Pattern-based invalidation uses SCAN and key patterns to delete matching entries. The best approach depends on consistency requirements: strict consistency demands immediate invalidation, while eventual consistency tolerates brief staleness. Most systems combine strategies, TTL as baseline with event-driven updates for critical data.

What is the N+1 query problem and how does Redis help solve it?

The N+1 problem occurs when retrieving a list of items requiring one query per item, resulting in N+1 total queries. For example, fetching 100 users then their profiles requires one query for users plus 100 queries for profiles.

Redis solves this through several mechanisms. Caching user profiles in Redis eliminates repeated database queries. After the first fetch, subsequent profile requests hit the fast cache.

Pipelining multiple Redis commands in a single round trip reduces latency compared to sequential individual commands. Redis Hashes store related data together, enabling HGETALL to retrieve complete objects in one operation.

Sorting and filtering in Redis avoids returning unnecessary data from the database. Denormalization stores precomputed values in Redis, eliminating expensive joins. Batch operations using Redis pipelines or Lua scripts handle multiple reads efficiently.

Understanding N+1 is critical because interview questions often ask how you'd optimize slow queries, and Redis-based solutions demonstrate system design maturity.

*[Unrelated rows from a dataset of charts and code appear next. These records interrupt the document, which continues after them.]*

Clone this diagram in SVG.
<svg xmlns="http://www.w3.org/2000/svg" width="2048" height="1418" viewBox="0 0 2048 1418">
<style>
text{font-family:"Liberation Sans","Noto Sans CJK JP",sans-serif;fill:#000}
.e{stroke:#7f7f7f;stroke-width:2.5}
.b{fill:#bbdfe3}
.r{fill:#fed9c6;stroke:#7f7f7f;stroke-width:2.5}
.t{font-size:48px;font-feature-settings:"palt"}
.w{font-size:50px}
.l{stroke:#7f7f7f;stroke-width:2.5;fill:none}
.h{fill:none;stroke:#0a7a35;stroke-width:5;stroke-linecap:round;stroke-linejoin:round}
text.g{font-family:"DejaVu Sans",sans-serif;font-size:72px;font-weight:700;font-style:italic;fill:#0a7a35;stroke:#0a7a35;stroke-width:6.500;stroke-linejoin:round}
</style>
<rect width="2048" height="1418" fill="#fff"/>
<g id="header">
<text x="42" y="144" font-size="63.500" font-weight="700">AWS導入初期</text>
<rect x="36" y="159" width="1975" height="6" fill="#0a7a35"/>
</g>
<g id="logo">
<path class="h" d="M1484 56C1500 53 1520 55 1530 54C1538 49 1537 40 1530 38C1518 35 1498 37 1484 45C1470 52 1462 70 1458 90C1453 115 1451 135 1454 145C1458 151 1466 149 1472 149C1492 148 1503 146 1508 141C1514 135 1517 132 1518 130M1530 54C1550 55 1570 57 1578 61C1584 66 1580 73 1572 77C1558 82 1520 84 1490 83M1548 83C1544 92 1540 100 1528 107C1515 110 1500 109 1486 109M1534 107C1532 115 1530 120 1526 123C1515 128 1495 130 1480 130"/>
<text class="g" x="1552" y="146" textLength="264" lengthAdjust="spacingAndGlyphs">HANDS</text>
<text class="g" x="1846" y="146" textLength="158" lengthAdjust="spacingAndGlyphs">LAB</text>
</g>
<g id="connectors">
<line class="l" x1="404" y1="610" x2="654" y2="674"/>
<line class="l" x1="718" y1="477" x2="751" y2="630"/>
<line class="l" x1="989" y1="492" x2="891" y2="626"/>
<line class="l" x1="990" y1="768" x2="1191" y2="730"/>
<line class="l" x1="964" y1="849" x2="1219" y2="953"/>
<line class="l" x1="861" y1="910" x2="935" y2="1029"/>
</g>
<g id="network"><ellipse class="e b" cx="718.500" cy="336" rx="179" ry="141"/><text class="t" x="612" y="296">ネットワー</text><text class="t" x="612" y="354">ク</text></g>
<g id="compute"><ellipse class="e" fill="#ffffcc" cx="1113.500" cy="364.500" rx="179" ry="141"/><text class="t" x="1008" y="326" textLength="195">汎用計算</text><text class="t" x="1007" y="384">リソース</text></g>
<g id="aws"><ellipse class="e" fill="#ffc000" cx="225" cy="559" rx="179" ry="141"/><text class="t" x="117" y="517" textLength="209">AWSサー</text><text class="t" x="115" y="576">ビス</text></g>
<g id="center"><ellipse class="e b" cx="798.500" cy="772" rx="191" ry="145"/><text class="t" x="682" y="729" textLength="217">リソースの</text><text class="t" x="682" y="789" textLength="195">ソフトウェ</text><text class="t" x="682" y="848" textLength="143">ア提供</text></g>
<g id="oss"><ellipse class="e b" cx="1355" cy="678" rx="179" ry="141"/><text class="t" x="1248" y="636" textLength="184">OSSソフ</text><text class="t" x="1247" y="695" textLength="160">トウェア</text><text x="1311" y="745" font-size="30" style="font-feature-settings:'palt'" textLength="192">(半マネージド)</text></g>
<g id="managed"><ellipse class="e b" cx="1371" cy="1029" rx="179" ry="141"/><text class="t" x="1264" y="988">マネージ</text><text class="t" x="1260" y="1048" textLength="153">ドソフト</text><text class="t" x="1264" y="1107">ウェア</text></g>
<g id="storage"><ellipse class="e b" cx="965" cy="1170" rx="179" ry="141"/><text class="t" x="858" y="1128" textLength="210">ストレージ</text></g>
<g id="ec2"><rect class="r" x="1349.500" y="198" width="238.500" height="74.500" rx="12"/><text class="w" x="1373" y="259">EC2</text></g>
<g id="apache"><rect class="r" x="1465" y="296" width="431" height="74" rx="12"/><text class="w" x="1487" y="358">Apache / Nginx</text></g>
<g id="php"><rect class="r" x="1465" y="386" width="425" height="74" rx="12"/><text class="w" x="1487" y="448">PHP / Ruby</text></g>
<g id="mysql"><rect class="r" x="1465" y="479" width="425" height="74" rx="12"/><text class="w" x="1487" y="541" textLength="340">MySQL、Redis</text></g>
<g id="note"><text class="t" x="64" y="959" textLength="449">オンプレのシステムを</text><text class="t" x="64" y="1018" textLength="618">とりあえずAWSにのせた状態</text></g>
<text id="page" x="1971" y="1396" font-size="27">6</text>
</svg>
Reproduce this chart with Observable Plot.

How does Redis Cluster handle data distribution?

Redis Cluster uses consistent hashing to distribute data across nodes, dividing the key space into 16384 hash slots. Each key maps to a slot through CRC16 hashing, and each cluster node manages a range of slots.

When adding nodes, slots are redistributed, moving some data to the new node. Clients connect to any cluster node, which routes requests to the node owning that key's slot. If a node receives a request for a key in a different node's slot, it returns a redirect.

Cluster replication provides failover by promoting replica nodes to primary when primaries fail. Multi-key operations like transactions require all keys to hash to the same slot. Use hash tags like {user123}:profile and {user123}:settings to force co-location.

Cluster automatically handles node failures and slot rebalancing, providing high availability and horizontal scalability. Understanding cluster architecture is essential for designing systems supporting petabyte-scale data.

Why are flashcards particularly effective for learning Redis and caching systems?

Flashcards leverage spaced repetition and active recall, both scientifically proven for long-term retention. Redis requires memorizing numerous commands, data structures, complexity characteristics, and pattern applications. This is ideal flashcard material.

The question-answer format forces active retrieval rather than passive reading, strengthening memory encoding. Flashcards enable studying in small chunks fitting busy schedules, supporting consistent daily practice more than lengthy textbooks.

For technical content, flashcards can include code snippets, architectural diagrams, and decision trees that reinforce pattern recognition. When interviewing, you need instant retrieval of commands and patterns without deliberation. Flashcards train exactly this speed.

Interleaving different topics during flashcard sessions improves discrimination between similar concepts. Progress tracking through flashcard apps gamifies learning, increasing motivation. Most importantly, spaced repetition aligns perfectly with interview preparation timelines. Consistent daily study over months builds deep knowledge rather than cramming.

This is why flashcards are the gold standard for technical interview preparation.